Fondation Beyeler: die engagierte Kunst von Doris Salcedo

Palimpsest, 2013-2017, vue d’installation Fondation Beyeler, Riehen/Bâle, 2022. Courtesy of Doris Salcedo and White Cube © Doris Salcedo

Zwischen individuellem Trauma und kollektiver Trauer hinterfragen die Werke von Doris Salcedo die Brutalität unserer Epoche in der Fondation Beyeler

Sorgfältig gefaltete weiße Hemden, in Gips erstarrt, verraten die Abwesenheit der Körper, streng aufeinandergestapelt und von Stahl-Stangen durchbohrt. Untitled (1989-93) empfängt den Besucher mit seiner Radikalität, erinnert an die Massaker, die in den Bananenplantagen Kolumbiens im Jahr 1988 stattfanden. Auch wenn dieses Werk die Gewalt im Heimatland von Doris Salcedo denunziert, bekommt es einen universellen Anklang mit dem Schmerz, den es vermittelt. Neben anderen – rund hundert Werke aus acht großen Serien – ist diese Installation repräsentativ für den kreativen Prozess der Künstlerin: „Ich mache gründliche Recherchen. Ich arbeite wie ein Detektiv, treffe die Opfer von Gewalt, ihre Familien und spreche lange mit ihnen, ich bin vor Ort, um möglichst viele Elemente zu sammeln um ins Zentrum der Komplexität der Dinge einzutauchen.“ Anschließend isoliert sie sich. Stellt sich vor. Zeichnet. Bevor sie mit einem ganzen Team von Architekten, Designern und Technikern kreiert. Sie betont: „Alle meine Werke sind kollektiv.

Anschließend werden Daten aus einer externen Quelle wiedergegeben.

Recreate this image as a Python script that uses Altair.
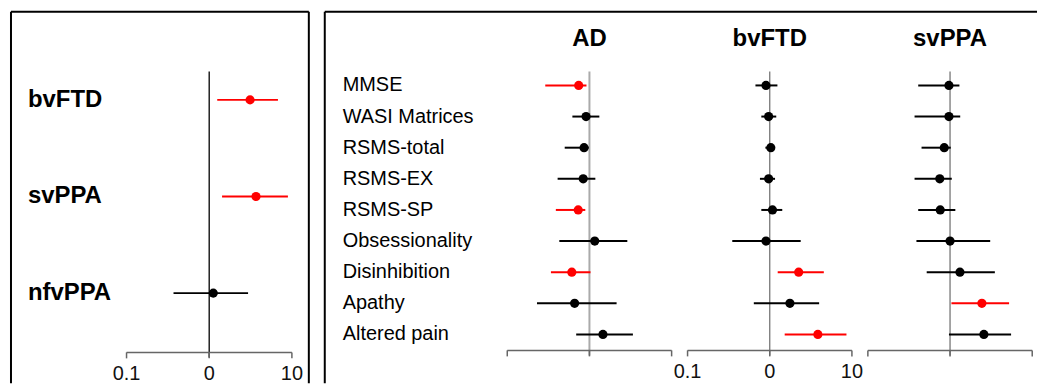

Fondation Beyeler : Disremembered X, 2020/2021, Glenstone Museum, Potomac, Maryland © Doris Salcedo. Photo : Ron Armstutz
Fondation Beyeler : Disremembered X, 2020/2021, Glenstone Museum, Potomac, Maryland © Doris Salcedo. Photo : Ron Armstutz

Der Rundgang durch die Säle der Fondation Beyeler ist faszinierend, aber nervlich herausfordernd, so als ob man durch ein riesiges Mausoleum wandeln würde, in dem die Schatten tausender Verstorbener schweben. So ist es mit Palimpsest (2013-2017), einer Installation, die einen riesigen Saal von 400 Quadratmetern einnimmt. Der Boden weint buchstäblich die Namen hunderter Migranten, die in den letzten zwanzig Jahren im Mittelmeer ertrunken sind. Wassertropfen quellen aus den sandfarbenen Steinplatten hervor. Bilden Buchstaben. Und dann wird der flüchtig erschienene Name wieder ausgelöscht, von einem anderen ersetzt, bildet eine Grabstätte, die den Besucher zur Andacht anhält. Ebenso feinsinnig ist A Flor de Piel (2011-2014), ein zartes Leichentuch für eine Krankenschwester, die in Kolumbien zu Tode gefoltert und deren zerstückelter Körper nie wiedergefunden wurde, aus hunderten zusammengenähten Rosenblättern. Minimalistisch wie andere ist diese Komposition eine wunderbare Metapher für die Zerbrechlichkeit der menschlichen Existenz und die Brutalität der Menschen. Und schließlich ist der Besucher fasziniert von Plegaria Muda (2008-2010), einem Labyrinth aus Tischen, die als Paare, Rücken an Rücken – oder besser gesagt, Tischplatte auf Tischplatte – aufeinandergestapelt sind, getrennt von einer Erdschicht. Sie erinnern an Särge und unterstreichen, dass die Gangs von Los Angeles und ihre Opfer aus den gleichen benachteiligten Schichten stammen. Zwei Seiten einer gleichen Misere zeigen sich in diesem stillen Gebet, in dem aus den Spalten der Holzoberfläche zarte Grashalme wachsen, wie Schreie der Hoffnung, die zeigen, dass das Leben stärker ist.